### [Short task]
State the number of lines, and only that number, in which the word "full" appears.
Begin
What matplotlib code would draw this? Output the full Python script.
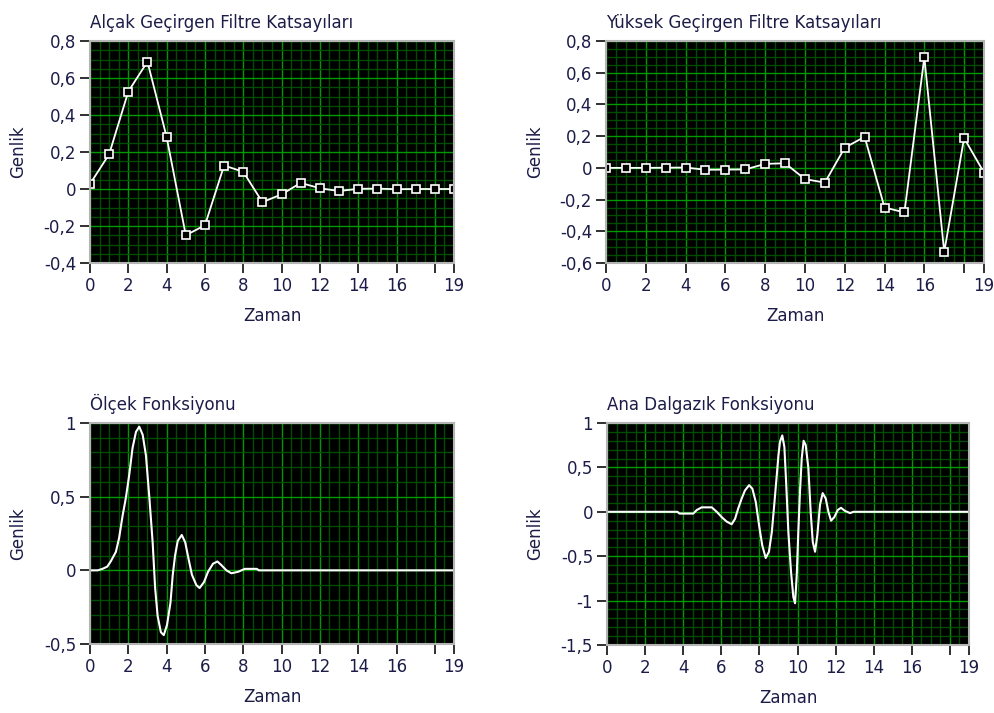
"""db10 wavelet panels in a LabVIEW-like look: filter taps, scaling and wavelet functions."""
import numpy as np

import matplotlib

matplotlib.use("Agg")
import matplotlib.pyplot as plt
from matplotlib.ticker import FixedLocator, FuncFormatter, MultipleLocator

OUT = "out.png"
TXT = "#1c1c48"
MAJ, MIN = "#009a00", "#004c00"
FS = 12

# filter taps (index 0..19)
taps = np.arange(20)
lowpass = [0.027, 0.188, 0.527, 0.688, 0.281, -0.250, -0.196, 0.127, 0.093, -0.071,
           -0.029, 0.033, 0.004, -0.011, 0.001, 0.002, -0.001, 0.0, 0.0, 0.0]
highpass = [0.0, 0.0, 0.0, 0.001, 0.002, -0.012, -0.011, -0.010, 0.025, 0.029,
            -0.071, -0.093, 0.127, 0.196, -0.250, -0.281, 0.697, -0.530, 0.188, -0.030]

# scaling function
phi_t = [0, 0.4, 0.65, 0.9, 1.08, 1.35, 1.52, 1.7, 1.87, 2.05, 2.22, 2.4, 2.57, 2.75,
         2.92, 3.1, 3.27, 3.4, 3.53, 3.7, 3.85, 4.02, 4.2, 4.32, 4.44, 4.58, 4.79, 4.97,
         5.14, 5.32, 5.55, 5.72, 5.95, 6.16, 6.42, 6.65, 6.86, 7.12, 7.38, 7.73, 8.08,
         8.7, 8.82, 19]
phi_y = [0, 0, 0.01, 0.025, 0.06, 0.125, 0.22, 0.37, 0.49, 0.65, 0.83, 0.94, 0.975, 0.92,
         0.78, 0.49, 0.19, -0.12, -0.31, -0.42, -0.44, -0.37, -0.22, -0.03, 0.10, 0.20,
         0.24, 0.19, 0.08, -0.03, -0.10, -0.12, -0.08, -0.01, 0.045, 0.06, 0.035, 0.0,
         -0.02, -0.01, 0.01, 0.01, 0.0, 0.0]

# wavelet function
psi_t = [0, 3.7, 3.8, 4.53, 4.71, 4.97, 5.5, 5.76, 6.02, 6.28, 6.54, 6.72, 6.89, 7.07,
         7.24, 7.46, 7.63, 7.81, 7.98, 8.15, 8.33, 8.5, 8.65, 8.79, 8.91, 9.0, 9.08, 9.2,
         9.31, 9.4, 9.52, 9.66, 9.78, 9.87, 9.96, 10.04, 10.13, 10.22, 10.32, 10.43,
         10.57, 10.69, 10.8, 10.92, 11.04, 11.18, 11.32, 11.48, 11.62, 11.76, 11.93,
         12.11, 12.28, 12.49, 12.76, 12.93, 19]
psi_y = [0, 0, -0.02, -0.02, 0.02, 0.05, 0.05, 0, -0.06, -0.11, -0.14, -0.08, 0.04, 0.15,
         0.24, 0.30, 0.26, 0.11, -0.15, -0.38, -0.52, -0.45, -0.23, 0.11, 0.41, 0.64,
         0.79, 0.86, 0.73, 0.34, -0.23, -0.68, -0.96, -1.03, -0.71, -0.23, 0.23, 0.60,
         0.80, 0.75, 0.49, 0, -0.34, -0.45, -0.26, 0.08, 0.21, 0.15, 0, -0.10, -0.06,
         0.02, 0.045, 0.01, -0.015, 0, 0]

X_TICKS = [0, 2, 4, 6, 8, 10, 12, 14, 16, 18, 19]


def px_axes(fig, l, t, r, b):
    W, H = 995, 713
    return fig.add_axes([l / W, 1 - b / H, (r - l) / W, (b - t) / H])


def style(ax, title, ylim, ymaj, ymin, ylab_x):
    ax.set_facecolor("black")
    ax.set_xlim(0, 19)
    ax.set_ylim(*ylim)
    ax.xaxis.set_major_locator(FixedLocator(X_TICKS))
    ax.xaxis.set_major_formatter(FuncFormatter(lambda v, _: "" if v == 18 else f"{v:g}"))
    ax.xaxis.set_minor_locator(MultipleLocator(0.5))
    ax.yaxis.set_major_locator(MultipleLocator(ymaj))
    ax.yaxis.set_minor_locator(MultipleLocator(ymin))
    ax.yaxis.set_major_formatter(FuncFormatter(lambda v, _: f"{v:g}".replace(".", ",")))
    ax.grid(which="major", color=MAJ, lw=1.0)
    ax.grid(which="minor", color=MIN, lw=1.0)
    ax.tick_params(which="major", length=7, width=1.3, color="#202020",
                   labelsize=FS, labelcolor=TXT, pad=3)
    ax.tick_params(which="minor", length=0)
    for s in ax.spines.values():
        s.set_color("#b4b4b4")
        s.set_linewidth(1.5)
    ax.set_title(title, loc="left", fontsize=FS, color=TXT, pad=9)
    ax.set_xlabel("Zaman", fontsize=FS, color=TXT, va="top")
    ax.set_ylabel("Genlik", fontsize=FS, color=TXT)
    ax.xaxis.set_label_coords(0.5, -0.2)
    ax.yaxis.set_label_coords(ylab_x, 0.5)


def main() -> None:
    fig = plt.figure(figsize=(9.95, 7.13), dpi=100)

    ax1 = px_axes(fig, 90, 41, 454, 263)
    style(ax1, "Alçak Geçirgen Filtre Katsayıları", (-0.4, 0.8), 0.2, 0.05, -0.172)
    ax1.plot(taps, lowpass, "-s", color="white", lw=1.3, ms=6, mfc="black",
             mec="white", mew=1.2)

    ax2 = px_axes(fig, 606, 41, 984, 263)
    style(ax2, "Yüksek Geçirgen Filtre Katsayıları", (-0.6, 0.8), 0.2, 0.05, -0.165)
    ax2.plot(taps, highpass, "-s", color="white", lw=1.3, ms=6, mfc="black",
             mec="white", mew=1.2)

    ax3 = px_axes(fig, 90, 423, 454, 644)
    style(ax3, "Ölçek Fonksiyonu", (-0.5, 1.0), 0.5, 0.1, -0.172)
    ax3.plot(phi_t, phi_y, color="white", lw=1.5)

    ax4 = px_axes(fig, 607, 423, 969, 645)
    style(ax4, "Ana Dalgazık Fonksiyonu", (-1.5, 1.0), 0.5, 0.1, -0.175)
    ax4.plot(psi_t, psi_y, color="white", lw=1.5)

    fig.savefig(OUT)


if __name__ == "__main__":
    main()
End
Begin
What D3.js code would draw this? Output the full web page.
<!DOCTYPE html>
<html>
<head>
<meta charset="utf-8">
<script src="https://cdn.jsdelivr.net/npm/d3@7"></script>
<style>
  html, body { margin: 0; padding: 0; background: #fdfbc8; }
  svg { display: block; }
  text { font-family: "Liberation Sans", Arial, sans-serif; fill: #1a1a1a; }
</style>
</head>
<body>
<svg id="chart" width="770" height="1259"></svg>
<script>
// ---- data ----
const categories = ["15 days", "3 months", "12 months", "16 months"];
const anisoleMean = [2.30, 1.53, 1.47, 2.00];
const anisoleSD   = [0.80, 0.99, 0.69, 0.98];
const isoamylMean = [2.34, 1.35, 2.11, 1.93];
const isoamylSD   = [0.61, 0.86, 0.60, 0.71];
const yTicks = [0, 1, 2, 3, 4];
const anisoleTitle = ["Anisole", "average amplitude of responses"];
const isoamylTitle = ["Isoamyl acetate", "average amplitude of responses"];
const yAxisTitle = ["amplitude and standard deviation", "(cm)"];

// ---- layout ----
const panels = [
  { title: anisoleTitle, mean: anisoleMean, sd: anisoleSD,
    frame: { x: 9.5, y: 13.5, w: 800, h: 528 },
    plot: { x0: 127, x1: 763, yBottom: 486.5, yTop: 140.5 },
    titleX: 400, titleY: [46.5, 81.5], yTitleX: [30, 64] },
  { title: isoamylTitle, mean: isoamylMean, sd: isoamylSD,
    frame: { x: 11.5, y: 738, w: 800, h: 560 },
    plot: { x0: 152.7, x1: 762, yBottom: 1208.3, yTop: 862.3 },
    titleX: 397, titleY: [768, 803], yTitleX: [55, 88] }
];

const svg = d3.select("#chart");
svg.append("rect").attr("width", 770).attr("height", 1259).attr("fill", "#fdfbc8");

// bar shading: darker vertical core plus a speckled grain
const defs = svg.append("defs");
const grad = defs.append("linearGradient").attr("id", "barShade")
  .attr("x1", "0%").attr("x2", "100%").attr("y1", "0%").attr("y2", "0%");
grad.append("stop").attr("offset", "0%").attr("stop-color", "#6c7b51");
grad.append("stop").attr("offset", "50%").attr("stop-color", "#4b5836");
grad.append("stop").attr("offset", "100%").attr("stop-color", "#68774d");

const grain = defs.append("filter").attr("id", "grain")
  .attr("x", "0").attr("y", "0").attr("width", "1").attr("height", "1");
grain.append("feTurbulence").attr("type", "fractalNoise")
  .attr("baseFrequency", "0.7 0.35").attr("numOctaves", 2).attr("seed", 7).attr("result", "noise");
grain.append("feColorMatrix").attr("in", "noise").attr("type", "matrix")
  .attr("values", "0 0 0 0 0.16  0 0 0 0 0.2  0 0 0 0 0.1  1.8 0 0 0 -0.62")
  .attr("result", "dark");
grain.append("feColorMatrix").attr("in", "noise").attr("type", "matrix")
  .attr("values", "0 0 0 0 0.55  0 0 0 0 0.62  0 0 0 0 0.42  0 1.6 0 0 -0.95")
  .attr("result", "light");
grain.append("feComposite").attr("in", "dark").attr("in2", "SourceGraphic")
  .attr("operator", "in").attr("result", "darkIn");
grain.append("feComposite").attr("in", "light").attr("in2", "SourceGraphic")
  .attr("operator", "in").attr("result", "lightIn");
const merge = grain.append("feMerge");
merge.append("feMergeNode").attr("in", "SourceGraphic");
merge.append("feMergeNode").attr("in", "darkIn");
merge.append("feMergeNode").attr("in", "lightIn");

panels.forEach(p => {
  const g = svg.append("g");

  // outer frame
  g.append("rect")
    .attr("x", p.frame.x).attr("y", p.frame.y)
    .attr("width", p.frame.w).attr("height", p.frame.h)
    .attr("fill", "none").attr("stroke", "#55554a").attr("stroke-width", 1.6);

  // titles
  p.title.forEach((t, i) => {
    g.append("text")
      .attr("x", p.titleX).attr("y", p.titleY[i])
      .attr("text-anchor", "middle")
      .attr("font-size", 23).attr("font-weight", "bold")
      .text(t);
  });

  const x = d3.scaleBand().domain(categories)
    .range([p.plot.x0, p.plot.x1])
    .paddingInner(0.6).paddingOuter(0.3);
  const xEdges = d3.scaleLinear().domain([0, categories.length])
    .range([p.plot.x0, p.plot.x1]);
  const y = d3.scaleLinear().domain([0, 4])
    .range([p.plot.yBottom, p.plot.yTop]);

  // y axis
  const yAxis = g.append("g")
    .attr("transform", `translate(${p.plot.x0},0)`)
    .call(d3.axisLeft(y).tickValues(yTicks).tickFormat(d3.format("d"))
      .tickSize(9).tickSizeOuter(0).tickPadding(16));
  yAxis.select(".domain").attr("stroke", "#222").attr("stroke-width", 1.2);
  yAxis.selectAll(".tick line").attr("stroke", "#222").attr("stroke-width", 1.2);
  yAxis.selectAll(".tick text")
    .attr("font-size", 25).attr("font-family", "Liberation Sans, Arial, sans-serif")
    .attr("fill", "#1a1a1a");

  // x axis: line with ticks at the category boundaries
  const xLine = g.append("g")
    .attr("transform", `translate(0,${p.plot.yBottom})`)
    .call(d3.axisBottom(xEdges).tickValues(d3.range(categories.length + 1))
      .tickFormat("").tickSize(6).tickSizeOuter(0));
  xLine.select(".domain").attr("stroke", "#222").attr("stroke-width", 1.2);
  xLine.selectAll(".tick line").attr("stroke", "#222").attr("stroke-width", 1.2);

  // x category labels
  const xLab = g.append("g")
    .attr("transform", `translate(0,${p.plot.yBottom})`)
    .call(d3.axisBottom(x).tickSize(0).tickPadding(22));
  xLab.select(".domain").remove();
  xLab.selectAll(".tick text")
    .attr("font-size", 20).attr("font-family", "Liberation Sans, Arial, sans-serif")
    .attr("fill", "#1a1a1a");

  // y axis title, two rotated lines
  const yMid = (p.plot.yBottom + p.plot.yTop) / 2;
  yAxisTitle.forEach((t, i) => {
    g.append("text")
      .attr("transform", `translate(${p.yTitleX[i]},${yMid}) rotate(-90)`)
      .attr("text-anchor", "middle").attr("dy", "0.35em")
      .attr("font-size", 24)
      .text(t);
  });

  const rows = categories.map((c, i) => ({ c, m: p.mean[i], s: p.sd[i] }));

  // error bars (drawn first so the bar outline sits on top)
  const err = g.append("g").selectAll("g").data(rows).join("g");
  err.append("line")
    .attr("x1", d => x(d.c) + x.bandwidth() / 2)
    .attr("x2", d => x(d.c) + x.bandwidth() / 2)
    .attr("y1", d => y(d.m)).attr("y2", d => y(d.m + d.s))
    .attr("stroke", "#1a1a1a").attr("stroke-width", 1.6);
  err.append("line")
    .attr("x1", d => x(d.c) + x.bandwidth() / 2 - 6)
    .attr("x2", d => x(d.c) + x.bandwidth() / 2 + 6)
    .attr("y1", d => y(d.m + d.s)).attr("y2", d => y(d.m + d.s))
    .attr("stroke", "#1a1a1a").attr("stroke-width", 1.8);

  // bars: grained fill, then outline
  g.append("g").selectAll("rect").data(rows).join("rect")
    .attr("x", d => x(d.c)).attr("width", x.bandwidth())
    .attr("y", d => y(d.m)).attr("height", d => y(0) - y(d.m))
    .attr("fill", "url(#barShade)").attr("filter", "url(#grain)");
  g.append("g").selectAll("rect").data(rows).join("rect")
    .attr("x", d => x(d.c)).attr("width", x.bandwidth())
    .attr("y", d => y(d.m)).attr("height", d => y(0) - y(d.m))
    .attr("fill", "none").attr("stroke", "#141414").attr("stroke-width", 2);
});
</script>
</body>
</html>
End
### [Final result]
2